From Vatican II, Lumen Gentium, Dogmatic Constitution on the Church

This Church constituted and organized in the world as a society, subsists in the Catholic Church, which is governed by the successor of Peter and by the Bishops in communion with him,(13*) although many elements of sanctification and of truth are found outside of its visible structure. These elements, as gifts belonging to the Church of Christ, are forces impelling toward catholic unity.

John said to him, "Teacher, we saw someone driving out demons in your name, and we tried to prevent him because he does not follow us." Jesus replied, "Do not prevent him. There is no one who performs a mighty deed in my name who can at the same time speak ill of me. For whoever is not against us is for us. Mark 9:38-40


#16

Like many of the above posters have said, it's not a sin, and I've heard some really good talks by non-Catholic Christians before, but there is a danger if one is not well-formed in their faith.
At the same time, when I have heard something that challenges a Catholic teaching, it prompts me to do some "homework" and learn about why the CC teaches what it does. It has helped me grow in my faith and it's amazing to discover just how many things are misunderstood about our Catholic faith and how awesome Catholicism really is!


#17

I like to learn what makes every thing and every one tick…doesn’t mean I’ll follow it. I just like to understand.


#18

This advice kind of sounds like what I was already doing. I have liked listening, but if there is something I don’t understand or is questionable said by a non-Catholic, I research or ask about it.

I am aware that some people may want to persuade Catholics to their faith, but I don’t generally listen to those types of preachers anyway.

Good point about the ministries though that may try to “evangelize” existing Catholic countries. I will look into that.
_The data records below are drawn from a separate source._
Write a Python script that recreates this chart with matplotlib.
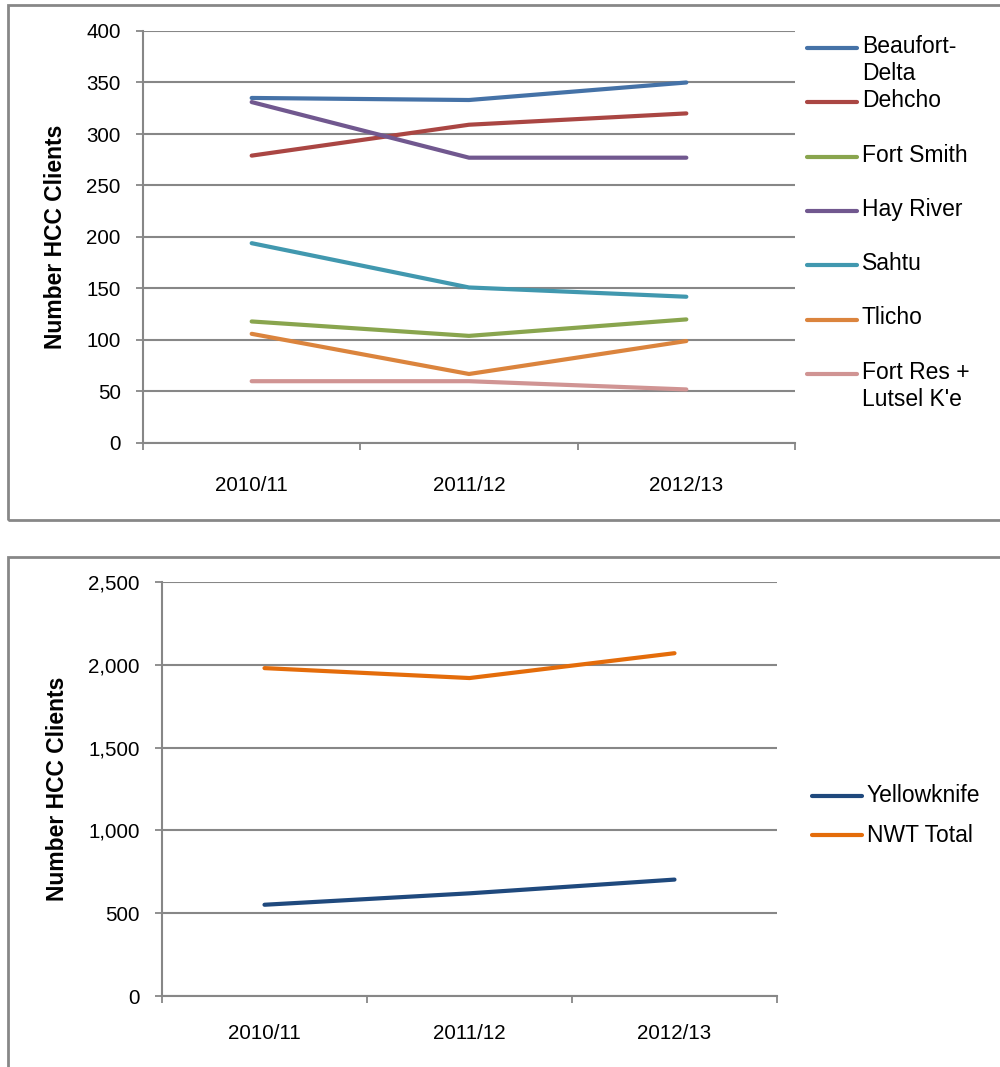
import matplotlib
matplotlib.use('Agg')
import matplotlib.pyplot as plt
from matplotlib.lines import Line2D
from matplotlib.patches import Rectangle
from matplotlib.ticker import FuncFormatter, FixedLocator

plt.rcParams['font.family'] = ['Liberation Sans', 'DejaVu Sans']

# data
years = ["2010/11", "2011/12", "2012/13"]

regions = ["Beaufort-\nDelta", "Dehcho", "Fort Smith", "Hay River", "Sahtu", "Tlicho",
           "Fort Res +\nLutsel K'e"]
beaufort_delta = [335, 333, 350]
dehcho = [279, 309, 320]
fort_smith = [118, 104, 120]
hay_river = [331, 277, 277]
sahtu = [194, 151, 142]
tlicho = [106, 67, 99]
fort_res_lutsel = [60, 60, 52]

totals_names = ["Yellowknife", "NWT Total"]
yellowknife = [551, 620, 703]
nwt_total = [1980, 1920, 2070]

top_series = [beaufort_delta, dehcho, fort_smith, hay_river, sahtu, tlicho, fort_res_lutsel]
top_colors = ['#4572A7', '#AA4643', '#89A54E', '#71588F', '#4198AF', '#DB843D', '#D09493']
bot_series = [yellowknife, nwt_total]
bot_colors = ['#1F497D', '#E46C0A']

GRID = '#878787'
W, H = 1000, 1067
TICK_FS = 14.8
LEG_FS = 16.5

fig = plt.figure(figsize=(W / 100, H / 100), dpi=100)


def px(x, y):
    # pixel coords (from top-left) -> figure fraction
    return x / W, 1 - y / H


def style_axis(ax, ymax, ystep, label_pad_x, fmt=None):
    ax.set_xlim(-0.5, len(years) - 0.5)
    ax.set_ylim(0, ymax)
    ax.set_yticks(range(0, ymax + 1, ystep))
    if fmt:
        ax.yaxis.set_major_formatter(FuncFormatter(fmt))
    ax.set_xticks(range(len(years)))
    ax.set_xticklabels(years)
    ax.xaxis.set_minor_locator(FixedLocator([i - 0.5 for i in range(len(years) + 1)]))
    ax.tick_params(axis='x', which='major', length=0, pad=label_pad_x, labelsize=TICK_FS)
    ax.tick_params(axis='x', which='minor', length=5, width=1.3, color=GRID, direction='out')
    ax.tick_params(axis='y', length=5, width=1.3, color=GRID, pad=11, labelsize=TICK_FS)
    for s in ['top', 'right']:
        ax.spines[s].set_visible(False)
    for s in ['left', 'bottom']:
        ax.spines[s].set_color(GRID)
        ax.spines[s].set_linewidth(1.5)
    ax.grid(axis='y', color=GRID, linewidth=1.5)
    ax.set_axisbelow(True)
    ax.set_ylabel('Number HCC Clients', fontsize=16.5, fontweight='bold')
    ax.patch.set_alpha(0)


# ---- panel frames ----
fig.add_artist(Rectangle(px(8, 520), (1100 - 8) / W, (520 - 5) / H, transform=fig.transFigure,
                         fill=False, edgecolor=GRID, linewidth=2, clip_on=False))
fig.add_artist(Rectangle(px(8, 1200), (1100 - 8) / W, (1200 - 557) / H, transform=fig.transFigure,
                         fill=False, edgecolor=GRID, linewidth=2, clip_on=False))

# ---- top chart ----
ax1 = fig.add_axes([0.143, 1 - 443 / H, 0.652, (443 - 31) / H])
for vals, c in zip(top_series, top_colors):
    ax1.plot(range(len(years)), vals, color=c, linewidth=3, solid_capstyle='round')
style_axis(ax1, 400, 50, 24)
ax1.yaxis.set_label_coords(-0.116, 0.5)

for i, (name, c) in enumerate(zip(regions, top_colors)):
    y = 48 + i * 54.3
    fig.add_artist(Line2D([807 / W, 857 / W], [1 - y / H] * 2, color=c, linewidth=3,
                          solid_capstyle='round', transform=fig.transFigure))
    fig.text(862 / W, 1 - (y - 13) / H, name, fontsize=LEG_FS, va='top', ha='left',
             linespacing=1.25)

# ---- bottom chart ----
ax2 = fig.add_axes([0.162, 1 - 996 / H, 0.615, (996 - 582) / H])
for vals, c in zip(bot_series, bot_colors):
    ax2.plot(range(len(years)), vals, color=c, linewidth=3, solid_capstyle='round')
style_axis(ax2, 2500, 500, 20, fmt=lambda v, p: f'{int(v):,}')
ax2.yaxis.set_label_coords(-0.152, 0.5)

for i, (name, c) in enumerate(zip(totals_names, bot_colors)):
    y = 796 + i * 39
    fig.add_artist(Line2D([812 / W, 862 / W], [1 - y / H] * 2, color=c, linewidth=3,
                          solid_capstyle='round', transform=fig.transFigure))
    fig.text(867 / W, 1 - y / H, name, fontsize=LEG_FS, va='center', ha='left')

fig.savefig('out.png', dpi=100)
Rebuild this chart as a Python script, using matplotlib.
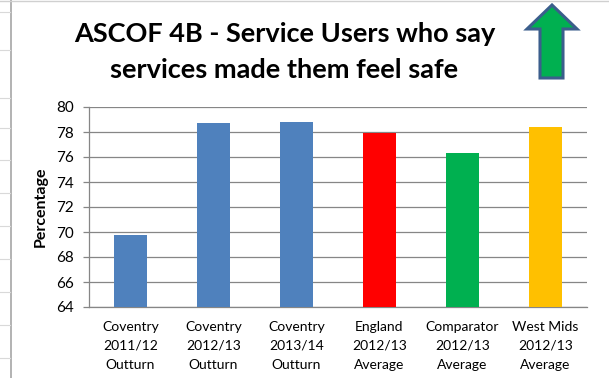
import matplotlib
matplotlib.use("Agg")
import matplotlib.pyplot as plt
from matplotlib.patches import Polygon
from matplotlib.lines import Line2D

categories = [
    "Coventry\n2011/12\nOutturn",
    "Coventry\n2012/13\nOutturn",
    "Coventry\n2013/14\nOutturn",
    "England\n2012/13\nAverage",
    "Comparator\n2012/13\nAverage",
    "West Mids\n2012/13\nAverage",
]
values = [69.8, 78.7, 78.8, 77.9, 76.3, 78.4]
bar_colors = ["#4F81BD", "#4F81BD", "#4F81BD", "#FF0000", "#00B050", "#FFC000"]
y_ticks = [64, 66, 68, 70, 72, 74, 76, 78, 80]

W, H = 609, 378
fig = plt.figure(figsize=(W / 100, H / 100), dpi=100)
fig.patch.set_facecolor("white")

font = "Lato"

# worksheet frame at the left edge
fig.add_artist(Line2D([11 / W, 11 / W], [0, 1], color="#A6A6A6", lw=1.2))
fig.add_artist(Line2D([0, 1], [1 - 1 / H, 1 - 1 / H], color="#D0D0D0", lw=1.0))
for yy in [12, 50, 98, 128, 160, 193, 226, 259, 292, 325, 358]:
    fig.add_artist(Line2D([0, 10 / W], [1 - yy / H, 1 - yy / H], color="#D9D9D9", lw=0.8))

ax = fig.add_axes([89 / W, 1 - 307 / H, (587 - 89) / W, (307 - 107) / H])
x = range(len(categories))
ax.bar(x, values, width=0.4, color=bar_colors, zorder=3)
ax.set_ylim(64, 80)
ax.set_xlim(-0.5, len(categories) - 0.5)
ax.set_yticks(y_ticks)
ax.set_yticklabels([str(t) for t in y_ticks], fontsize=11, family=font)
ax.yaxis.grid(True, color="#868686", lw=0.9, zorder=0)
ax.set_axisbelow(True)
ax.tick_params(axis="y", length=4, width=0.9, color="#868686", pad=7)
ax.set_xticks(list(x))
ax.set_xticklabels(categories, fontsize=10, family=font, linespacing=1.7)
ax.tick_params(axis="x", length=0, pad=10)
for s in ["top", "right"]:
    ax.spines[s].set_visible(False)
for s in ["left", "bottom"]:
    ax.spines[s].set_color("#868686")
    ax.spines[s].set_linewidth(0.9)
ax.set_ylabel("Percentage", fontsize=11.5, fontweight="bold", family=font, labelpad=6)

fig.text(285 / W, 1 - 42 / H, "ASCOF 4B - Service Users who say", ha="center", va="baseline",
         fontsize=19.5, fontweight="bold", family=font)
fig.text(284 / W, 1 - 78 / H, "services made them feel safe", ha="center", va="baseline",
         fontsize=19.5, fontweight="bold", family=font)

# upward arrow
pts = [(552, 5), (577, 29), (563, 29), (563, 78), (540, 78), (540, 29), (527, 29)]
arrow = Polygon([(px / W, 1 - py / H) for px, py in pts], closed=True,
                facecolor="#00B050", edgecolor="#3B5E8C", lw=2.2, transform=fig.transFigure)
fig.add_artist(arrow)

fig.savefig("out.png", dpi=100, facecolor="white")
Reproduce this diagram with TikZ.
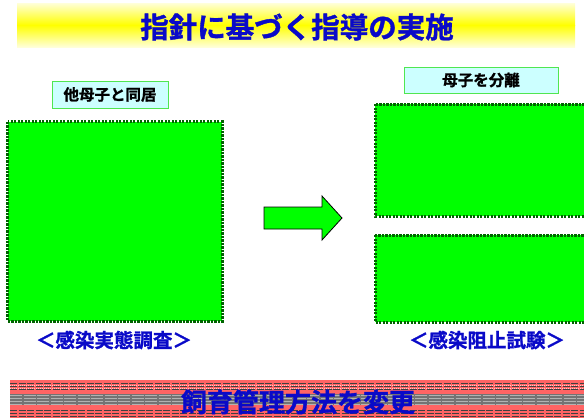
\documentclass[tikz,border=0pt]{standalone}
\usepackage{fontspec}
\newfontfamily\cjk{Noto Sans CJK JP}[BoldFont={Noto Sans CJK JP Bold},BoldFeatures={FakeBold=1.2}]
\definecolor{boxgreen}{RGB}{0,255,0}
\definecolor{dotgreen}{RGB}{0,100,0}
\definecolor{labcyan}{RGB}{204,255,255}
\definecolor{labborder}{RGB}{80,230,80}
\definecolor{txtblue}{RGB}{10,10,200}
\definecolor{bannerred}{RGB}{255,100,100}
\tikzset{
  greenfill/.style={fill=boxgreen},
  greenedge/.style={draw=dotgreen, line width=3pt, dash pattern=on 2.2pt off 1.3pt},
  labelbox/.style={draw=labborder, fill=labcyan, line width=1pt, inner sep=0pt, font=\cjk\bfseries\fontsize{15.5}{15.5}\selectfont},
  bluelabel/.style={text=txtblue, font=\cjk\bfseries\fontsize{19.5}{19.5}\selectfont},
}
\begin{document}
\begin{tikzpicture}[x=1pt,y=-1pt]
\useasboundingbox (0,0) rectangle (584,418);
% title banner
\shade[top color=yellow!15, bottom color=yellow] (17,3) rectangle (575,25);
\shade[top color=yellow, bottom color=yellow!15] (17,25) rectangle (575,47);
\node (title) at (297,27) {\cjk\bfseries\fontsize{28.5}{28.5}\selectfont\color{txtblue}指針に基づく指導の実施};
% left side
\node[labelbox, minimum width=116pt, minimum height=27pt] (lab1) at (110,94.5) {他母子と同居};
\node[greenfill, inner sep=0pt, minimum width=214pt, minimum height=199pt] (boxL) at (115,221.5) {};
\draw[greenedge] (boxL.north west) rectangle (boxL.south east);
\node[bluelabel] (capL) at (114,340) {＜感染実態調査＞};
% arrow
\coordinate (arrtail) at (264,218);
\draw[fill=boxgreen, line width=0.8pt, line join=miter] (264,207) -- (322,207) -- (322,196) -- (342,218) -- (322,240) -- (322,229) -- (264,229) -- cycle;
% right side
\node[labelbox, minimum width=154pt, minimum height=26pt] (lab2) at (481,80) {母子を分離};
\fill[greenfill] (375,104) rectangle (590,216);
\draw[greenedge] (375,104) rectangle (590,216);
\node[inner sep=0pt, minimum width=209pt, minimum height=112pt] (boxR1) at (479.5,160) {};
\fill[greenfill] (375,235) rectangle (590,322);
\draw[greenedge] (375,235) rectangle (590,322);
\node[inner sep=0pt, minimum width=209pt, minimum height=87pt] (boxR2) at (479.5,278.5) {};
\node[bluelabel] (capR) at (487,340) {＜感染阻止試験＞};
% bottom banner
\fill[bannerred] (10,380) rectangle (584,418);
\foreach \yy in {383,386,389,410,413,416}{
  \draw[black!75, line width=0.5pt, dash pattern=on 7pt off 1.5pt] (10,\yy) -- (584,\yy);
}
\foreach \yy in {385,388}{
  \draw[white!80!red, line width=0.4pt, dash pattern=on 1pt off 1pt] (10,\yy) -- (584,\yy);
}
\fill[black!55] (10,394) rectangle (584,405);
\foreach \yy in {395,398,401,404}{
  \draw[gray!60, line width=0.7pt, dash pattern=on 12pt off 1.5pt] (10,\yy) -- (584,\yy);
}
\node (bottom) at (298,402) {\cjk\bfseries\fontsize{26}{26}\selectfont\color{txtblue}飼育管理方法を変更};
\end{tikzpicture}
\end{document}
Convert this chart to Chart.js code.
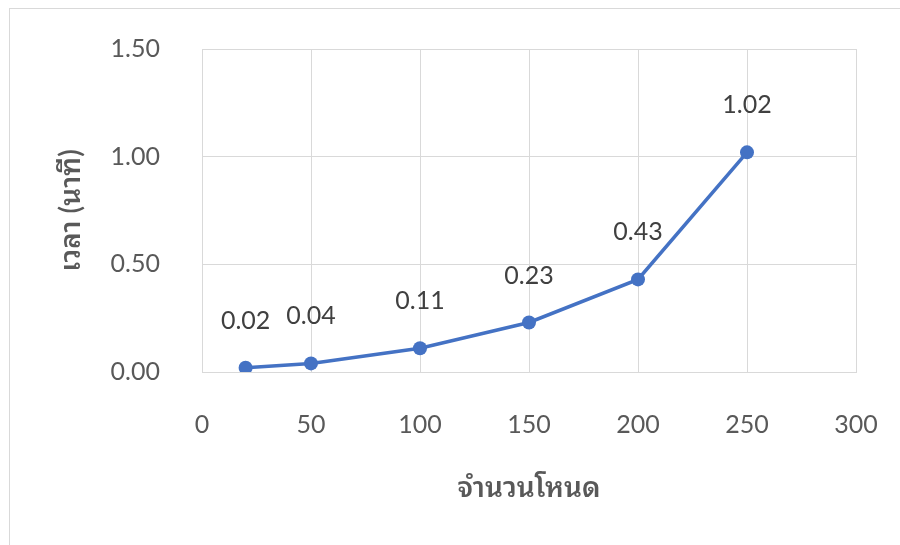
<!DOCTYPE html>
<html><head><meta charset="utf-8">
<script src="https://cdn.jsdelivr.net/npm/chart.js@4"></script>
<style>html,body{margin:0;padding:0;background:#fff}canvas{display:block}</style>
</head><body>
<canvas id="c" width="900" height="545"></canvas>
<script>
const nodes = [20, 50, 100, 150, 200, 250];
const minutes = [0.02, 0.04, 0.11, 0.23, 0.43, 1.02];
const xTickLabels = ['0','50','100','150','200','250','300'];
const yTickLabels = ['0.00','0.50','1.00','1.50'];
const xTitle = 'จำนวนโหนด';
const yTitle = 'เวลา (นาที)';

const FONT = 'Lato, "Noto Sans", "Noto Sans Thai", sans-serif';
const TFONT = 'Lato, "Noto Sans Thai Looped", "Noto Sans Thai", Tahoma, sans-serif';

const frame = {
  id: 'frame',
  beforeDraw(chart) {
    const ctx = chart.ctx;
    ctx.save();
    ctx.fillStyle = '#fff';
    ctx.fillRect(0, 0, chart.width, chart.height);
    ctx.strokeStyle = '#d9d9d9';
    ctx.lineWidth = 1;
    ctx.strokeRect(9.5, 8.5, 1000, 1000);
    ctx.restore();
  }
};
const labels = {
  id: 'labels',
  afterDatasetsDraw(chart) {
    const ctx = chart.ctx;
    const meta = chart.getDatasetMeta(0);
    ctx.save();
    ctx.font = '25px ' + FONT;
    ctx.fillStyle = '#404040';
    ctx.textAlign = 'center';
    ctx.textBaseline = 'middle';
    meta.data.forEach((pt, i) => {
      ctx.fillText(minutes[i].toFixed(2), pt.x, pt.y - 47);
    });
    ctx.restore();
  }
};

new Chart(document.getElementById('c'), {
  type: 'scatter',
  data: {
    datasets: [{
      data: nodes.map((n, i) => ({x: n, y: minutes[i]})),
      showLine: true,
      borderColor: '#4472C4',
      backgroundColor: '#4472C4',
      borderWidth: 3.5,
      pointRadius: 7,
      pointBorderWidth: 0,
      tension: 0
    }]
  },
  options: {
    responsive: false,
    animation: false,
    layout: { padding: { left: 10, top: 49, right: 44, bottom: 0 } },
    plugins: { legend: { display: false }, tooltip: { enabled: false } },
    scales: {
      x: {
        type: 'linear', min: 0, max: 300,
        afterFit(s) { s.height = 173; },
        ticks: {
          stepSize: 50, padding: 0, color: '#595959',
          font: { size: 25, family: FONT },
          callback: (v) => xTickLabels[Math.round(v / 50)]
        },
        grid: { color: '#d9d9d9', drawTicks: true, tickLength: 38, tickColor: 'rgba(0,0,0,0)', lineWidth: 1 },
        border: { color: '#d9d9d9' },
        title: {
          display: true, text: xTitle, color: '#595959',
          font: { size: 28, family: TFONT, weight: '600' },
          padding: { top: 0, bottom: 40 }
        }
      },
      y: {
        min: 0, max: 1.5,
        afterFit(s) { s.width = 192; },
        ticks: {
          stepSize: 0.5, padding: 0, color: '#595959',
          font: { size: 25, family: FONT },
          callback: (v) => yTickLabels[Math.round(v / 0.5)]
        },
        grid: { color: '#d9d9d9', drawTicks: true, tickLength: 42, tickColor: 'rgba(0,0,0,0)', lineWidth: 1 },
        border: { color: '#d9d9d9' },
        title: {
          display: true, text: yTitle, color: '#595959',
          font: { size: 28, family: TFONT, weight: '600' },
          padding: { top: 44, bottom: 0 }
        }
      }
    }
  },
  plugins: [frame, labels]
});
</script>
</body></html>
It sounds as though “taking part” in a non-Catholic service isn’t the same as listening or attending. I don’t plan on being anything other than Catholic.


#19

Ditto


#20

[quote="JLAChild, post:18, topic:313956"]
This advice kind of sounds like what I was already doing. I have liked listening, but if there is something I don't understand or is questionable said by a non-Catholic, I research or ask about it.

I am aware that some people may want to persuade Catholics to their faith, but I don't generally listen to those types of preachers anyway.

Good point about the ministries though that may try to "evangelize" existing Catholic countries. I will look into that.

It sounds as though "taking part" in a non-Catholic service isn't the same as listening or attending. I don't plan on being anything other than Catholic.

[/quote]

Just today we attended my wife's church. I have been going there with her for 13 years.(of course I go to mass those weeks to.) i have never, nor will I ever, receive their communion( they actually have communion every week.) But today one of them asked me if I would pass out the communion. I respectfully said no. He wasn't trying to convert me or anything like that. They just don't understand why we can't receive communion in other churches. Since most protestants have open communion. As far as charities. I decided the Catholic charities do good work. And there is no reason to give to non-catholic ones.